Theatre review: A search for saudade pays off in Fado: The Saddest Music in the World

Jaw-dropping vocals and subtle romantic rekindling are the highlights of Elaine Ávila’s musical trip to Portugal

Fado: The Saddest Music in the World. Photo by Derek Ford

 
 

Firehall Arts Centre and Puente Theatre present Fado—The Saddest Music in the World to February 5 at the Firehall Arts Centre

 

SPOILER ALERT: THE payoff is totally worth it.

Elaine Ávila’s play Fado: The Saddest Music in the World is the story of Canadian-born Luisa (Natércia Napoleão) and her attempt to get in touch with her Portuguese roots by visiting Lisbon with her mother, Rosida (Lucia Frangione).

Luisa’s frame of reference for Portuguese culture comes mostly from Rosida’s adoration of Amália Rodrigues, the real-life singer who popularized the country’s national music, fado, to a worldwide audience. When the play begins, in 1999, Amália, as she was popularly known, has just died, and Rosida is mourning the loss by playing her records, which she has spread out on the floor of her Vancouver home. 

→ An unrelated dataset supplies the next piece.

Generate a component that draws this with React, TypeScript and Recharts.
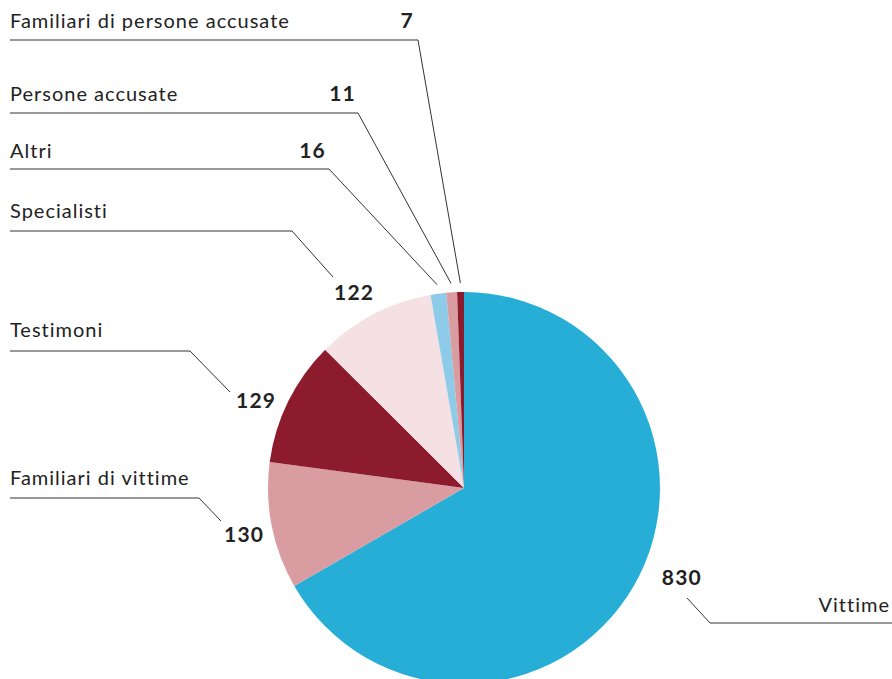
import React from 'react';
import { PieChart, Pie, Cell } from 'recharts';

const categories = [
  'Vittime',
  'Familiari di vittime',
  'Testimoni',
  'Specialisti',
  'Altri',
  'Persone accusate',
  'Familiari di persone accusate',
];
const values = [830, 130, 129, 122, 16, 11, 7];
const colors = ['#27aed7', '#d89ca1', '#8d1b2e', '#f5e1e3', '#8ecbe8', '#d89ca1', '#8d1b2e'];

const data = categories.map((name, i) => ({ name, value: values[i] }));

// label placement: number position, name position, leader line elbow points
const labelLayout: any[] = [
  { num: [702, 585, 'end'], name: [890, 612, 'end'], pts: [[687, 598], [710, 623], [892, 623]] },
  { num: [224, 542, 'start'], name: [10, 485, 'start'], pts: [[221, 521], [199, 498], [10, 498]] },
  { num: [236, 408, 'start'], name: [10, 337, 'start'], pts: [[230, 392], [190, 351], [10, 351]] },
  { num: [334, 300, 'start'], name: [10, 218, 'start'], pts: [[333, 277], [292, 231], [10, 231]] },
  { num: [326, 158, 'end'], name: [10, 158, 'start'], pts: [[329, 169], [10, 169]], fromSlice: true },
  { num: [356, 101, 'end'], name: [10, 101, 'start'], pts: [[358, 113], [10, 113]], fromSlice: true },
  { num: [414, 28, 'end'], name: [10, 28, 'start'], pts: [[418, 40], [10, 40]], fromSlice: true },
];

const RAD = Math.PI / 180;

const renderLabel = (props: any) => {
  const { index, cx, cy, midAngle, outerRadius, value, name } = props;
  const l = labelLayout[index];
  let pts = l.pts;
  if (l.fromSlice) {
    const r = outerRadius + 9;
    const sx = cx + r * Math.cos(-midAngle * RAD);
    const sy = cy + r * Math.sin(-midAngle * RAD);
    pts = [[sx, sy], ...pts];
  }
  const d = pts.map((p: number[], i: number) => `${i === 0 ? 'M' : 'L'}${p[0]},${p[1]}`).join(' ');
  return (
    <g key={`lbl-${index}`}>
      <path d={d} fill="none" stroke="#333" strokeWidth={1} />
      <text x={l.num[0]} y={l.num[1]} textAnchor={l.num[2]} fontSize={21} fontWeight={700} letterSpacing={1.2} fill="#222">
        {value}
      </text>
      <text x={l.name[0]} y={l.name[1]} textAnchor={l.name[2]} fontSize={20} letterSpacing={1} fill="#222">
        {name}
      </text>
    </g>
  );
};

export default function App() {
  return (
    <div style={{ position: 'absolute', left: 0, top: 0, width: 892, height: 679, background: '#fff', fontFamily: 'Lato, sans-serif' }}>
      <PieChart width={892} height={679} margin={{ top: 0, right: 0, bottom: 0, left: 0 }}>
        <Pie
          data={data}
          dataKey="value"
          nameKey="name"
          cx={464}
          cy={488}
          outerRadius={196}
          startAngle={90}
          endAngle={-270}
          stroke="none"
          label={renderLabel}
          labelLine={false}
          isAnimationActive={false}
        >
          {data.map((d, i) => (
            <Cell key={d.name} fill={colors[i]} />
          ))}
        </Pie>
      </PieChart>
    </div>
  );
}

 When Luisa notices that one of the LP’s covers has been autographed by someone named Antonio, she gets curious. Rosida reveals that Antonio was her childhood friend, a talented guitarist who grew up to become one of the great Amália’s accompanists.

Luisa makes it her mission to meet Antonio (Judd Palmer) and learn the ways of fado, but when she arrives in Lisbon and sings her mother’s favourite number, “Uma Casa Portuguesa”, Antonio scoffs. With its lyrics of “It is good/That people never denounce/The joy of poverty”, the song is pure fascist propaganda, favoured by the government of the late dictator António de Oliveira Salazar as a means of convincing the people of Portugal that they ought to be satisfied with less than they rightly deserved.

More importantly, the guitarist argues, the song fails to embody the true driving force behind fado, which is the soul-searing sense of longing known as saudade.

It seems that the loss of her father and her sense of disconnection from the culture of her ancestors has not been enough to instill in Luisa a sufficient quantity of that magical ingredient. Conveniently (once again, spoiler alert), a holiday fling with a philandering poet named Tristão (Chris Perrins) nudges the aspiring fadista’s saudade quotient into the acceptable range. 

And that brings us to the payoff. When it all finally clicks into place, Napoleão lets loose with a closing number that she delivers with such draw-dropping vocal prowess that it becomes clear that Luisa’s fumbling attempts earlier in the play were actually a master class in restraint. Napoleão has serious pipes, to the extent that she overshadows Sara Merreiros as the ghost of Amália, the Queen of Fado.

It must be said, however, that Napoleão’s superb singing outshines her own acting. In that department, Pedro M. Siqueira earns praise for his turn as Luisa’s cousin Rui, whose drag performance as Amália is a highlight.
Frangione and Palmer deliver the show’s most subtle and understated moments, as Rosida and Antonio tentatively rekindle the spark of a romance that was denied them decades before.

They’re great, but it’s really Luisa’s final embodiment of her own elusive saudade that will stick with you—and have you checking TripAdvisor for affordable flights to Lisbon.